Unshelved by Bill Barnes and Gene Ambaum
comic strip overdue media

Saturday, September 04, 2004

Rape, Journalism, and Fair Play

Moving Beyond Naming Names from the Washington Post has an interesting commentary (written, by the way, by a woman) which looks at the practice within 'professional' journalism (as opposed to the blog/talk radio brand) of not naming rape victims--using the high-profile Kobe Bryant case as an example.

She very rightly points out that whilst we protect both perpetrators and victims when they are children (at least until someone makes the decision to try in adult court), rape is the only crime for which an adult may be publically accused but the victim is shielded. And yes, there are women (although really, a rape victim can be male, but that's usually not reported due to a higher stigma for men) who cry foul as a way of revenge, or greed, or yes, even to get attention.

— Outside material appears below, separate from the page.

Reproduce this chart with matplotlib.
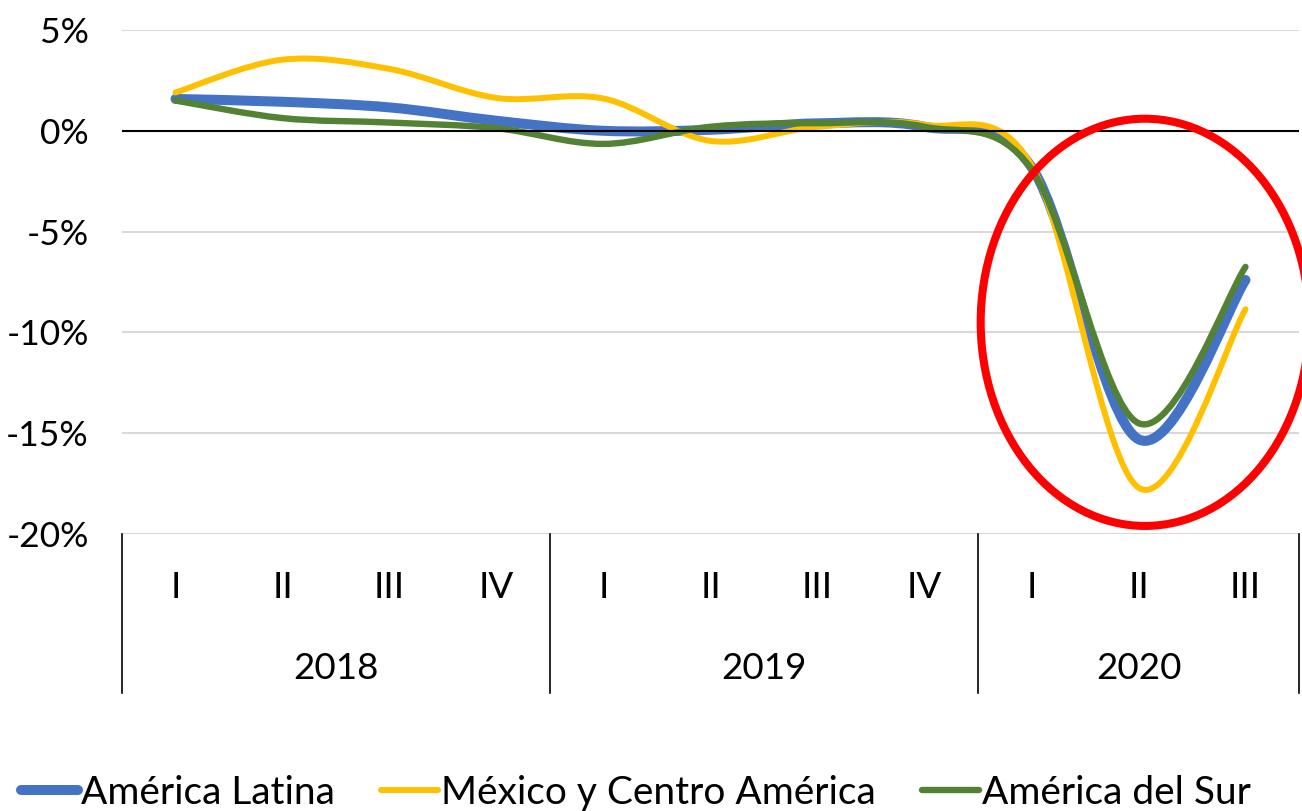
import numpy as np
import matplotlib.pyplot as plt
from matplotlib.path import Path
from matplotlib.patches import PathPatch, Ellipse
from matplotlib.lines import Line2D

plt.rcParams['font.family'] = ['Lato', 'DejaVu Sans']

quarters = ["I", "II", "III", "IV", "I", "II", "III", "IV", "I", "II", "III"]
years = ["2018", "2019", "2020"]
year_sizes = [4, 4, 3]

latina = [1.58, 1.44, 1.16, 0.5, 0.0, 0.05, 0.37, 0.2, -1.8, -15.3, -7.4]
mexico = [1.9, 3.53, 3.07, 1.63, 1.6, -0.5, 0.2, 0.3, -1.7, -17.7, -8.85]
sur = [1.5, 0.63, 0.41, 0.13, -0.65, 0.2, 0.38, 0.2, -1.9, -14.5, -6.75]

series = [
    ("América Latina", latina, "#4472C4", 7.2),
    ("México y Centro América", mexico, "#FFC000", 4.3),
    ("América del Sur", sur, "#548235", 4.6),
]


def smooth_path(x, y):
    # excel-like smoothed line: cubic bezier through every point
    pts = np.column_stack([x, y]).astype(float)
    n = len(pts)
    verts = [pts[0]]
    codes = [Path.MOVETO]
    for i in range(n - 1):
        p0 = pts[i - 1] if i > 0 else pts[i]
        p1 = pts[i]
        p2 = pts[i + 1]
        p3 = pts[i + 2] if i + 2 < n else pts[i + 1]
        c1 = p1 + (p2 - p0) / 6.0
        c2 = p2 - (p3 - p1) / 6.0
        verts += [c1, c2, p2]
        codes += [Path.CURVE4] * 3
    return Path(verts, codes)


fig = plt.figure(figsize=(13.02, 8.11), dpi=100)
ax = fig.add_axes([122 / 1302, 1 - 534 / 811, 1177 / 1302, 504 / 811])

x = np.arange(len(quarters))
for name, vals, color, lw in series:
    patch = PathPatch(smooth_path(x, vals), fill=False, edgecolor=color,
                      linewidth=lw, capstyle='round', joinstyle='round')
    ax.add_patch(patch)

ax.set_xlim(-0.5, len(quarters) - 0.5)
ax.set_ylim(-20, 5)
yt = [5, 0, -5, -10, -15, -20]
ax.set_yticks(yt)
ax.set_yticklabels([f"{v}%" for v in yt], fontsize=25.5)
ax.tick_params(axis='y', length=0, pad=24)
ax.set_xticks([])
for s in ax.spines.values():
    s.set_visible(False)
ax.grid(axis='y', color="#D9D9D9", linewidth=1.5)
ax.set_axisbelow(True)
ax.axhline(0, color="black", linewidth=1.5, zorder=1)

# multi-level category axis
tr = ax.get_xaxis_transform()
for i, q in enumerate(quarters):
    ax.text(i, -0.107, q, transform=tr, ha='center', va='center', fontsize=26.5)
edges = [-0.5]
for sz in year_sizes:
    edges.append(edges[-1] + sz)
for e in edges:
    ax.plot([e, e], [0, -0.315], transform=tr, color="black", linewidth=1.2,
            clip_on=False)
for k, yr in enumerate(years):
    mid = (edges[k] + edges[k + 1]) / 2
    ax.text(mid, -0.266, yr, transform=tr, ha='center', va='center', fontsize=26.5)

# red circle around 2020
ell = Ellipse((9.06, -9.5), 3.07, 20.2, fill=False, edgecolor="#FF0000",
              linewidth=5.8, clip_on=False, zorder=5)
ax.add_patch(ell)

handles = [Line2D([], [], color=c, linewidth=lw, solid_capstyle='round')
           for _, _, c, lw in series]
fig.legend(handles, [s[0] for s in series], loc='center',
           bbox_to_anchor=(636 / 1302, 1 - 793 / 811), ncol=3, frameon=False,
           fontsize=28, handlelength=1.45, handletextpad=0.08,
           columnspacing=1.2, borderpad=0)

fig.savefig("out.png", dpi=100)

The inconsistency has long bothered me. I had always thought to go the other way, to shield both parties, because of course a rape charge is a terrible stigma in and of itself, and yes, publishing one and not the other already shows a prejudice against someone presumed innocent. But that wouldn't be consistent with other crimes, of course.

On the whole, I think a lot of the attitudes that engendered the rape shield laws have changed so that it may be eventually possible to dispense with the double standard. But, as can be seen in the Bryant case, terrible things can happen as a result of that knowledge. Her questions regarding report of rapes, the re-victimisation, etc. But there is also the very real fact that in today's world of instant news, it's becoming very hard to shield a rape victim. Remember the case outside Lancaster, California where the two girls were kidnapped and there was an Amber alert put out? Of course, the names had to be included, because it could help find them. It was pretty obvious, when they were found, however, that they had been more than physically assaulted, and an official accidentally stated that there was sexual assault. This was a case of failing to protect a rape victim and also failing to protect a minor. But putting out the names and descriptions were the best chance of recovering the girls alive. Once it was known that there had been a sexual assault, various media outlets discontinued the use of the names (and indeed, I remember choosing not to name the girls in my own comments).

But it seems there ought to be a better way. I just don't have any answers myself.